There is much here to commend and I appreciate his call to a Biblical separation from the world. I don’t know how culturally engaged we need to be or what he means by nonessentials, but overall I think it is a much needed message for today’s evangelicalism. His conclusion, though, also demonstrates a significant and common weakness in that these men who see the problems in evangelicalism will not, it appears, submit to the complete Biblical instruction in this area.

It is apparent that Gundry still views the emergence of New Evanglelicalism out of the “fundamentalism that evolved in the 20s-40s” as a good thing. In a footnote he specifically likens the “original neoevangelicals (Carl F. H. Henry, Edward J. Carnell, …)” to the original fundamentalists who wrote The Fundamentals. His call to paleofundamentalism seems to be nothing more than a call to a more careful New Evangelicalism. How is that an improvement?

I find it very interesting, though, that Gundry does seem to see the dangers of non-separation. Earlier he writes,

Penetration replaced separation.
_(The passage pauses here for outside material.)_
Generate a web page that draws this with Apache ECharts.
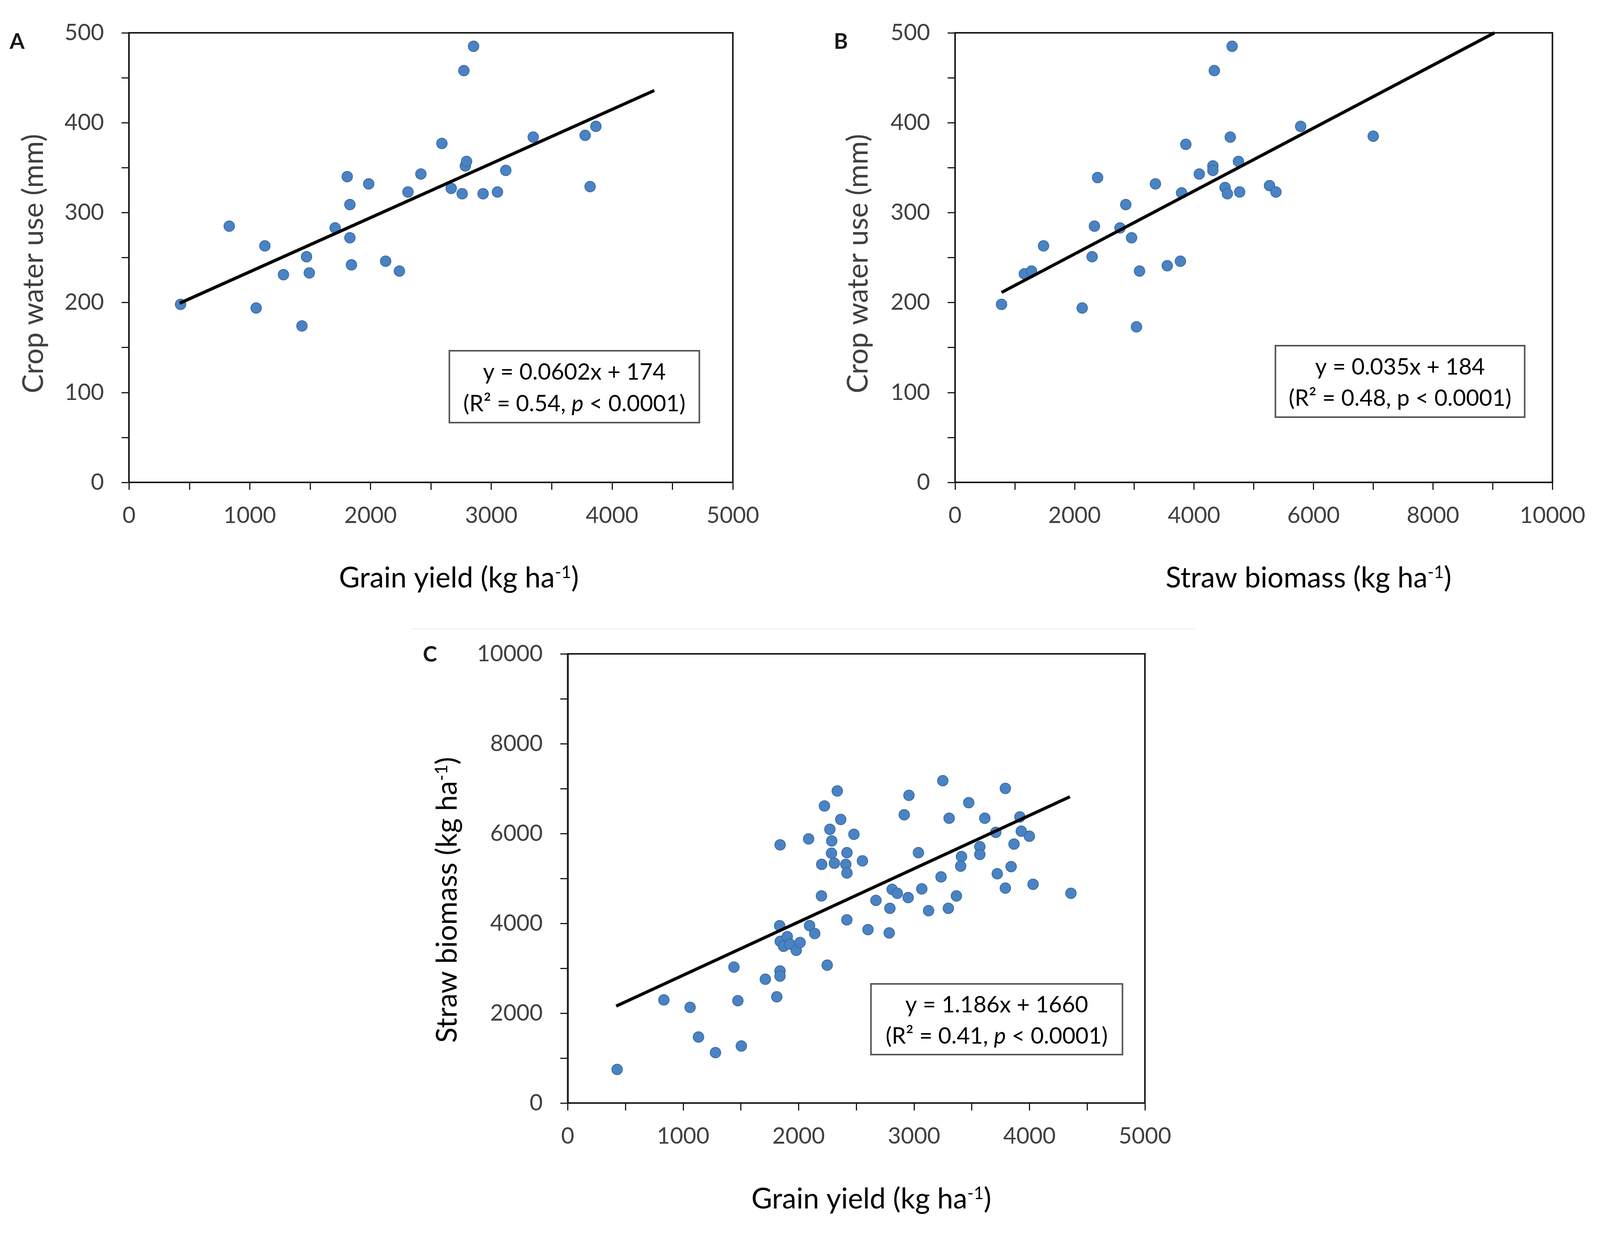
<!DOCTYPE html>
<html>
<head>
<meta charset="utf-8">
<script src="https://cdn.jsdelivr.net/npm/echarts@6/dist/echarts.min.js"></script>
<style>
  html, body { margin: 0; padding: 0; background: #fff; overflow: hidden; }
  #main { width: 100vw; height: 100vh; }
</style>
</head>
<body>
<div id="main"></div>
<script>
// panel A: grain yield vs crop water use
var grainA = [427, 830, 1125, 1053, 1279, 1470, 1493, 1432, 1707, 1807, 1829, 1829, 1842, 1985, 2125, 2239,
  2310, 2417, 2591, 2668, 2759, 2773, 2785, 2795, 2853, 2932, 3051, 3120, 3347, 3777, 3866, 3818];
var waterA = [198, 285, 263, 194, 231, 251, 233, 174, 283, 340, 309, 272, 242, 332, 246, 235,
  323, 343, 377, 327, 321, 458, 352, 357, 485, 321, 323, 347, 384, 386, 396, 329];
var fitA = [0.0602, 174];
var fitRangeA = [420, 4350];

// panel B: straw biomass vs crop water use
var strawB = [778, 1160, 1280, 1481, 2128, 2294, 2333, 2386, 2761, 2858, 2955, 3088, 3037, 3354, 3552, 3772,
  3792, 3863, 4088, 4316, 4316, 4340, 4520, 4559, 4607, 4638, 4744, 4764, 5264, 5371, 5785, 7000];
var waterB = [198, 232, 235, 263, 194, 251, 285, 339, 283, 309, 272, 235, 173, 332, 241, 246,
  322, 376, 343, 352, 347, 458, 328, 321, 384, 485, 357, 323, 330, 323, 396, 385];
var fitB = [0.035, 184];
var fitRangeB = [778, 9030];

// panel C: grain yield vs straw biomass
var grainC = [428, 833, 1060, 1133, 1280, 1504, 1440, 1474, 1712, 1811, 1839, 1839, 1840, 1836, 1841, 1870,
  1902, 1924, 1980, 2013, 2095, 2140, 2087, 2198, 2224, 2248, 2335, 2365, 2271, 2287, 2285, 2200,
  2310, 2409, 2419, 2419, 2479, 2553, 2418, 2601, 2670, 2956, 3249, 2915, 3474, 3791, 3304, 3613,
  3917, 3929, 3999, 3866, 3708, 3570, 3570, 3038, 3411, 3404, 3234, 3067, 3367, 3297, 3126, 2791,
  2810, 2855, 2949, 2785, 3721, 3841, 3791, 4031, 4359];
var strawC = [748, 2296, 2130, 1470, 1122, 1270, 3026, 2278, 2757, 2365, 2940, 2826, 5748, 3948, 3600, 3490,
  3704, 3540, 3400, 3574, 3950, 3774, 5880, 4611, 6612, 3069, 6947, 6313, 6093, 5835, 5560, 5313,
  5339, 5313, 5122, 5574, 5983, 5391, 4078, 3861, 4510, 6849, 7177, 6417, 6687, 7004, 6341, 6341,
  6370, 6052, 5939, 5765, 6026, 5707, 5534, 5574, 5487, 5274, 5035, 4767, 4611, 4335, 4283, 4335,
  4756, 4669, 4574, 3787, 5104, 5263, 4784, 4870, 4669];
var fitC = [1.186, 1660];
var fitRangeC = [420, 4350];

var FONT = 'Lato, "Open Sans", sans-serif';
var TXT = '#404040';

var dom = document.getElementById('main');
// layout is written for a 4205 x 3167 page and scaled to the real viewport
var SX = dom.clientWidth / 4205, SY = dom.clientHeight / 3167, S = Math.min(SX, SY);
function X(v) { return v * SX; }
function Y(v) { return v * SY; }
function F(v) { return Math.round(v * S); }

function pairs(xs, ys) {
  return xs.map(function (x, i) { return [x, ys[i]]; });
}
function fitLine(fit, range) {
  return range.map(function (x) { return [x, fit[0] * x + fit[1]]; });
}
function plainNum(v) { return String(v); }

var AX = '#1a1a1a';
function makeX(idx, max, interval) {
  return {
    type: 'value', gridIndex: idx, min: 0, max: max, interval: interval,
    axisLine: { show: true, lineStyle: { color: AX, width: F(4) } },
    axisTick: { show: true, inside: false, length: F(20), lineStyle: { color: AX, width: F(3) } },
    minorTick: { show: true, splitNumber: 2, length: F(20), lineStyle: { color: AX, width: F(3) } },
    axisLabel: { margin: F(58), color: TXT, fontSize: F(60), fontFamily: FONT, formatter: plainNum },
    splitLine: { show: false }
  };
}
function makeY(idx, max, interval) {
  return {
    type: 'value', gridIndex: idx, min: 0, max: max, interval: interval,
    axisLine: { show: true, lineStyle: { color: AX, width: F(4) } },
    axisTick: { show: true, inside: false, length: F(20), lineStyle: { color: AX, width: F(3) } },
    minorTick: { show: true, splitNumber: 2, length: F(20), lineStyle: { color: AX, width: F(3) } },
    axisLabel: { margin: F(66), color: TXT, fontSize: F(60), fontFamily: FONT, formatter: plainNum },
    splitLine: { show: false }
  };
}
function dots(idx, data) {
  return {
    type: 'scatter', xAxisIndex: idx, yAxisIndex: idx, data: data,
    symbol: 'circle', symbolSize: F(28),
    itemStyle: { color: '#4a83c4', borderColor: '#3b6aa3', borderWidth: F(2), opacity: 1 },
    z: 3
  };
}
function trend(idx, data) {
  return {
    type: 'line', xAxisIndex: idx, yAxisIndex: idx, data: data,
    symbol: 'none', lineStyle: { color: '#000', width: F(8) }, z: 4, silent: true
  };
}
function grid(l, t, w, h) {
  return { left: X(l), top: Y(t), width: X(w), height: Y(h), show: true,
    borderColor: AX, borderWidth: F(4), backgroundColor: 'transparent' };
}

var richAxis = {
  n: { fontSize: F(75), fontFamily: FONT, color: TXT },
  s: { fontSize: F(45), fontFamily: FONT, color: TXT, verticalAlign: 'top' }
};
var richBox = {
  n: { fontSize: F(60), fontFamily: FONT, color: TXT },
  i: { fontSize: F(60), fontFamily: FONT, color: TXT, fontStyle: 'italic' }
};

function axisTitle(x, y, pre, rot) {
  return {
    type: 'text', x: X(x), y: Y(y), rotation: rot || 0,
    style: {
      text: '{n|' + pre + ' (kg ha}{s|-1}{n|)}',
      rich: richAxis, textAlign: 'center', textVerticalAlign: 'middle'
    }
  };
}
function plainTitle(x, y, text, rot) {
  return {
    type: 'text', x: X(x), y: Y(y), rotation: rot || 0,
    style: { text: text, font: F(75) + 'px ' + FONT, fill: TXT, textAlign: 'center', textVerticalAlign: 'middle' }
  };
}
function panelLetter(x, y, t) {
  return {
    type: 'text', x: X(x), y: Y(y),
    style: { text: t, font: 'bold ' + F(56) + 'px ' + FONT, fill: '#1a1a1a', textAlign: 'center', textVerticalAlign: 'middle' }
  };
}
function statBox(x0, y0, x1, y1, line1, line2) {
  return [
    { type: 'rect', shape: { x: X(x0), y: Y(y0), width: X(x1 - x0), height: Y(y1 - y0) },
      style: { fill: '#fff', stroke: '#555', lineWidth: F(4) }, z: 10 },
    { type: 'text', x: X((x0 + x1) / 2), y: Y(y0 + (y1 - y0) * 0.3), z: 11,
      style: { text: line1, rich: richBox, textAlign: 'center', textVerticalAlign: 'middle' } },
    { type: 'text', x: X((x0 + x1) / 2), y: Y(y0 + (y1 - y0) * 0.74), z: 11,
      style: { text: line2, rich: richBox, textAlign: 'center', textVerticalAlign: 'middle' } }
  ];
}

var chart = echarts.init(dom, null, { renderer: 'canvas' });

var option = {
  backgroundColor: '#fff',
  animation: false,
  grid: [
    grid(339, 84, 1587, 1151),
    grid(2510, 84, 1570, 1151),
    grid(1492, 1674, 1517, 1150)
  ],
  xAxis: [makeX(0, 5000, 1000), makeX(1, 10000, 2000), makeX(2, 5000, 1000)],
  yAxis: [makeY(0, 500, 100), makeY(1, 500, 100), makeY(2, 10000, 2000)],
  series: [
    dots(0, pairs(grainA, waterA)), trend(0, fitLine(fitA, fitRangeA)),
    dots(1, pairs(strawB, waterB)), trend(1, fitLine(fitB, fitRangeB)),
    dots(2, pairs(grainC, strawC)), trend(2, fitLine(fitC, fitRangeC))
  ],
  graphic: [
    { type: 'line', shape: { x1: X(1080), y1: Y(1610), x2: X(3140), y2: Y(1610) }, style: { stroke: '#f2f2f2', lineWidth: F(3) } },
    panelLetter(45, 107, 'A'),
    panelLetter(2210, 107, 'B'),
    panelLetter(1130, 1676, 'C'),
    plainTitle(89, 675, 'Crop water use (mm)', Math.PI / 2),
    plainTitle(2256, 675, 'Crop water use (mm)', Math.PI / 2),
    axisTitle(1176, 2304, 'Straw biomass', Math.PI / 2),
    axisTitle(1206, 1480, 'Grain yield'),
    axisTitle(3439, 1480, 'Straw biomass'),
    axisTitle(2290, 3070, 'Grain yield')
  ].concat(
    statBox(1181, 898, 1838, 1082, '{n|y = 0.0602x + 174}', '{n|(R² = 0.54, }{i|p}{n| < 0.0001)}'),
    statBox(3352, 885, 4007, 1068, '{n|y = 0.035x + 184}', '{n|(R² = 0.48, p < 0.0001)}'),
    statBox(2289, 2519, 2950, 2700, '{n|y = 1.186x + 1660}', '{n|(R² = 0.41, }{i|p}{n| < 0.0001)}')
  )
};

chart.setOption(option);
</script>
</body>
</html>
Evangelical biblical and theological scholars began holding their meetings in conjunction with those of the American Academy of Religion and the Society of Biblical Literature, both of these societies populated with heretics, non-Christians of other religious persuasion, agnostics, and outright atheists as well as with true Christian believers. And in droves evangelicals (including me) started joining these societies and participating in their activities. Would John approve? I do not know and maybe it does not matter whether or not he would; but noncanonically he is said to have fled from a public bath on perceiving that the heretic Cerinthus was there.

The result, he says, is that “the sense of embattlement with the world is rapidly evaporating among many evangelicals, especially evangelical elites….”

Well, of course, so why return to a reasoned new evangelicalism when that strategy produced the very problems that concern him?